The massive store, in the area for decades, sits on a giant parking lot and is a haven for people looking to keep warm and not pay for wireless internet. It's also carved out a police substation where cops can hang out, write reports, or eat lunch.

Melinda Merrill, a spokeswoman for Fred Meyer, says security keeps an eye on shoppers inside and outside. But people shoplift. They sell drugs.

"They're highly trained," she says of the guards, "but they're not police."

Gateway is a big-box shopping destination. It's also hardscrabble.

"It's a bit of a perfect storm," Merrill says, "with the neighborhood and the MAX."

Not far behind, with 109 dispatched police calls according to the data, is the 7-Eleven at SE 82nd and Powell. Store workers and shoppers, most of them buying cheap alcohol and cigarettes on a recent weekday afternoon, called the parking lot a heroin market and way station for people recently released from the hospital or jail.

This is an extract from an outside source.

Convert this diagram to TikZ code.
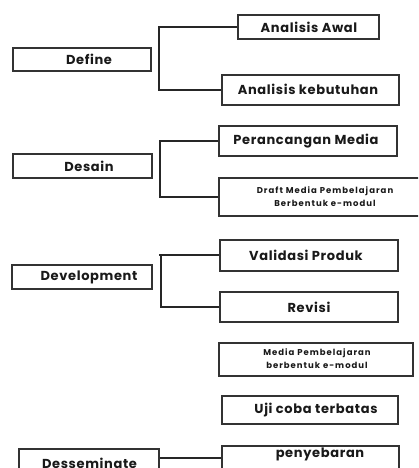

The store, which anchors a small strip mall, doesn't have security. It calls the cops when things get out of hand, a manager hastily explained before annoyed customers interrupted his cigarette break.

Stewart, with the Portland police, says hotspots like the 7-Eleven can be helpful if they "perform a guardianship-type function," calling in crimes and keeping cops clued in.

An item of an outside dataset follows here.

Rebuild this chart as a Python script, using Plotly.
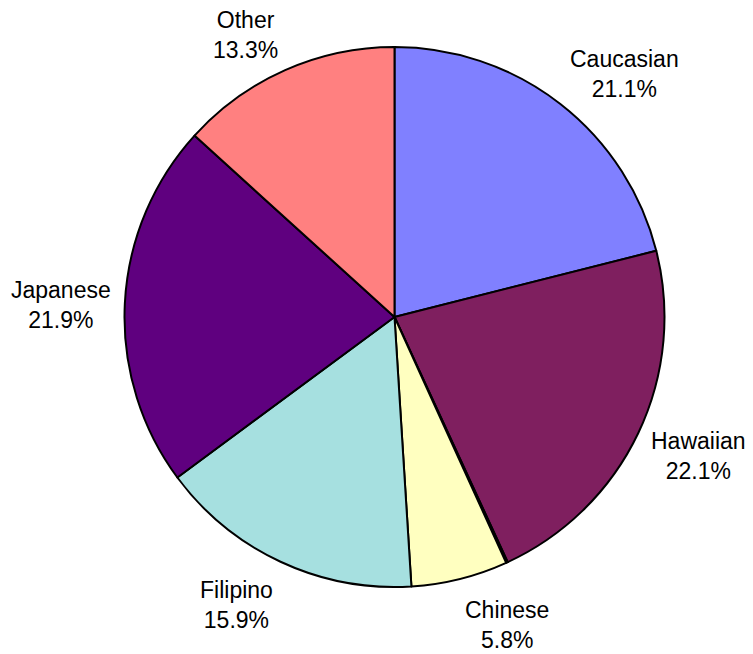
import numpy as np
import plotly.graph_objects as go

# データ
labels = ["Caucasian", "Hawaiian", "", "Chinese", "Filipino", "Japanese", "Other"]
values = [21.1, 22.1, 0.1, 5.8, 15.9, 21.9, 13.3]
colors = ["#8080FF", "#7F1F5F", "#808080", "#FFFFC0", "#A6E0E0", "#5F007F", "#FF8080"]

W, H = 753, 654
cx, cy, r = 394.5, 317, 270
gap_x, gap_y, text_h = 12, 20, 46
font = dict(family="Liberation Sans, Arial", size=23, color="black")

fig = go.Figure(go.Pie(
    labels=labels,
    values=values,
    sort=False,
    direction="clockwise",
    rotation=0,
    marker=dict(colors=colors, line=dict(color="black", width=2)),
    textinfo="none",
    showlegend=False,
    hoverinfo="label+percent",
    domain=dict(x=[(cx - r) / W, (cx + r) / W], y=[(H - cy - r) / H, (H - cy + r) / H]),
))

# ラベルは各スライスの中央角から外側に配置
vals = np.array(values)
total = vals.sum()
mids = (np.cumsum(vals) - vals / 2) / total * 2 * np.pi
for lab, v, th in zip(labels, values, mids):
    if not lab:
        continue
    s, c = np.sin(th), np.cos(th)
    px_x = cx + (r + gap_x) * s
    px_y = cy - (r + gap_y + text_h / 2) * c
    fig.add_annotation(
        x=px_x / W, y=1 - px_y / H, xref="paper", yref="paper",
        text=f"{lab}<br>{v:.1f}%", showarrow=False,
        xanchor="left" if s > 0 else "right", yanchor="middle",
        yshift=-4, align="center", font=font,
    )

fig.update_layout(
    width=W, height=H,
    margin=dict(l=0, r=0, t=0, b=0),
    paper_bgcolor="white",
    plot_bgcolor="white",
)

# bodyの余白を消す
fig.write_html("out.html", config={"displayModeBar": False},
               post_script="document.body.style.margin='0';")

But sometimes, Stewart said, it's the store and not the neighborhood.

"In the bad cases," he says, like when stores sell booze indiscriminately, "they can add to problems."


WELCOME TO GRESHAM

Finding the place with the most dispatched police calls, however, requires leaving Portland altogether.

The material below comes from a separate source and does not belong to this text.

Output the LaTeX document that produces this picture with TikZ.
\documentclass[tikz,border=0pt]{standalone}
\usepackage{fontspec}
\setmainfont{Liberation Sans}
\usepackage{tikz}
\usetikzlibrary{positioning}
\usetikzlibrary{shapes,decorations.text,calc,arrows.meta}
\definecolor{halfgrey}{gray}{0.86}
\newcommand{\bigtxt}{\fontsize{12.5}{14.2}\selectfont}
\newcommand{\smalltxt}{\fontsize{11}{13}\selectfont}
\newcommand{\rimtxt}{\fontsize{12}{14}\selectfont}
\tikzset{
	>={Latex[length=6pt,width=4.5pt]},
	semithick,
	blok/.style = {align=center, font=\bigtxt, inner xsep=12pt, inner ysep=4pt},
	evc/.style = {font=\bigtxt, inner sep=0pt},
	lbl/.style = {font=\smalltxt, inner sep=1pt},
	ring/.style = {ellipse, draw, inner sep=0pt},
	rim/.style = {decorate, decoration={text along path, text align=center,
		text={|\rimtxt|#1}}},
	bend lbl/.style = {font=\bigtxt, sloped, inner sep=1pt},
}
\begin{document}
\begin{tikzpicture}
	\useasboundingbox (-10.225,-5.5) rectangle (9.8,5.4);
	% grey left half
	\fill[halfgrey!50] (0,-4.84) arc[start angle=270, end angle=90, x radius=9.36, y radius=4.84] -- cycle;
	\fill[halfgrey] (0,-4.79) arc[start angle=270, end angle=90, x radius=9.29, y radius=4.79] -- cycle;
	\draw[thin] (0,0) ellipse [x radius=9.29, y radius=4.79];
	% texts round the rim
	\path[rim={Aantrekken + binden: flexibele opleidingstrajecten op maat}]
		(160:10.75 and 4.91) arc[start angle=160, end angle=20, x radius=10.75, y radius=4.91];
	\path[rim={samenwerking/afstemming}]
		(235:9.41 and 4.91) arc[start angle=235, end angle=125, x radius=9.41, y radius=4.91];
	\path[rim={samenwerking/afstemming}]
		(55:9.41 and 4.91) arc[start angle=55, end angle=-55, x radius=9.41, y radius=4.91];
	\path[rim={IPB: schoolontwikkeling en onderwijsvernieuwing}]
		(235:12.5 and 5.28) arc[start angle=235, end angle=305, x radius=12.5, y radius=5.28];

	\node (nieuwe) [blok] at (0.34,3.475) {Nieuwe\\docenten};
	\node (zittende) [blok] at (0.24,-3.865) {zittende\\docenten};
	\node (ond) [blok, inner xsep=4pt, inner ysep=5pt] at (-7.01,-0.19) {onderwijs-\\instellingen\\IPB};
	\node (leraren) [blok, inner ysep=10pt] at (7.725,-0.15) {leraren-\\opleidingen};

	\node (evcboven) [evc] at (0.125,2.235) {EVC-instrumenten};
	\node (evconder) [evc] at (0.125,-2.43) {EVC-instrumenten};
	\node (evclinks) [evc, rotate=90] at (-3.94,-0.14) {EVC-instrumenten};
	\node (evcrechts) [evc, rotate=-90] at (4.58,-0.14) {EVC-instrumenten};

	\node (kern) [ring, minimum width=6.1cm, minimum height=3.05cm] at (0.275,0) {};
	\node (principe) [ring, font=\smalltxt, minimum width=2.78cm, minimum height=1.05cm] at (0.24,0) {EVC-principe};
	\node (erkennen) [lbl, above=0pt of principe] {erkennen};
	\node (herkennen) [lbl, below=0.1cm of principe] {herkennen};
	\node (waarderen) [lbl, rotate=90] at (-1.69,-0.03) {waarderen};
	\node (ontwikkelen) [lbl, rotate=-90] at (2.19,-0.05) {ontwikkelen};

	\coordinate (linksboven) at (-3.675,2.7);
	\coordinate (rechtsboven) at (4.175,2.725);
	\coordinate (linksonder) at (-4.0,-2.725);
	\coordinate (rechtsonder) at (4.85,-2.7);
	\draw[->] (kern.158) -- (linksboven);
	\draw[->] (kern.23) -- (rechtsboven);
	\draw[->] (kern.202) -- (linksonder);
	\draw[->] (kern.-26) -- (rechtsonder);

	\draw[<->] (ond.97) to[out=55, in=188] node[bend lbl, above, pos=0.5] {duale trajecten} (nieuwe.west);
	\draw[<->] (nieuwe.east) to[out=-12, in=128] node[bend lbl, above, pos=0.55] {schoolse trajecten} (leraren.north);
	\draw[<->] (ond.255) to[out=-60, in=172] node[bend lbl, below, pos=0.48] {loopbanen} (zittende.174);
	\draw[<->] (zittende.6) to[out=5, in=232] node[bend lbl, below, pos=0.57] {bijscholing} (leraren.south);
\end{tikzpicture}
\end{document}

That's because the bureau of emergency communications provided two top-20 lists: one for Portland, and another for the bureau's entire service area—including Troutdale, unincorporated Multnomah County, Fairview, and, of course, Gresham.

Gresham, with almost 109,000 residents, is a little more than one-sixth the size of Portland. It nonetheless finds itself with seven addresses on that regional list, four of them with police calls high enough to see cops dispatched two or three times a week.

The top spot, the Holly Ridge Apartments on Powell, felt like a surprise. Especially after I visited.

The giant complex, with 163 dispatched police calls, was tidy and quiet. Professional staff in a well-appointed leasing office greeted me warmly, until they heard what I was asking. Then they laughed, took my name for a corporate minder, and kindly said they had standing orders telling press to leave.

That didn't compute for Lieutenant Claudio Grandjean of the Gresham Police Department. He said he'd expected to find two other complexes—the Rockwood and Rockwood Station Apartments, smaller places known as gang hotspots—ranked higher in his city. (They were third and fourth.)

Gresham has increasingly been home to gang problems pushed out of Portland ["The Good Fight," Feature, Aug 15, 2013]. Gang strife is following a general eastward spread of poverty and other social issues. The border between the two cities is particularly porous.

"These problems are brand new to us," Grandjean says. "Portland has a lot more experience. They've done it longer."

Grandjean also says Portland has more resources—social services money and nearly 10 times as many cops, enough to create neighborhood units and do "proactive" policing. Gresham has one officer who makes time for that kind of neighborhood work during his regular patrol duties.

That's helped reduce calls from some apartment complexes, Grandjean says. But it takes time. And working on a place with problems like, say, Cully's Arbor Mobile Home Park, might take more time than cops in Gresham have.

This could mean we need to think more about how we spend our public safety resources as a region.

"You can drill down to the problem, and say, 'Let's take care of it,'" Grandjean says. "That should reduce calls. But we don't have the personnel to do that."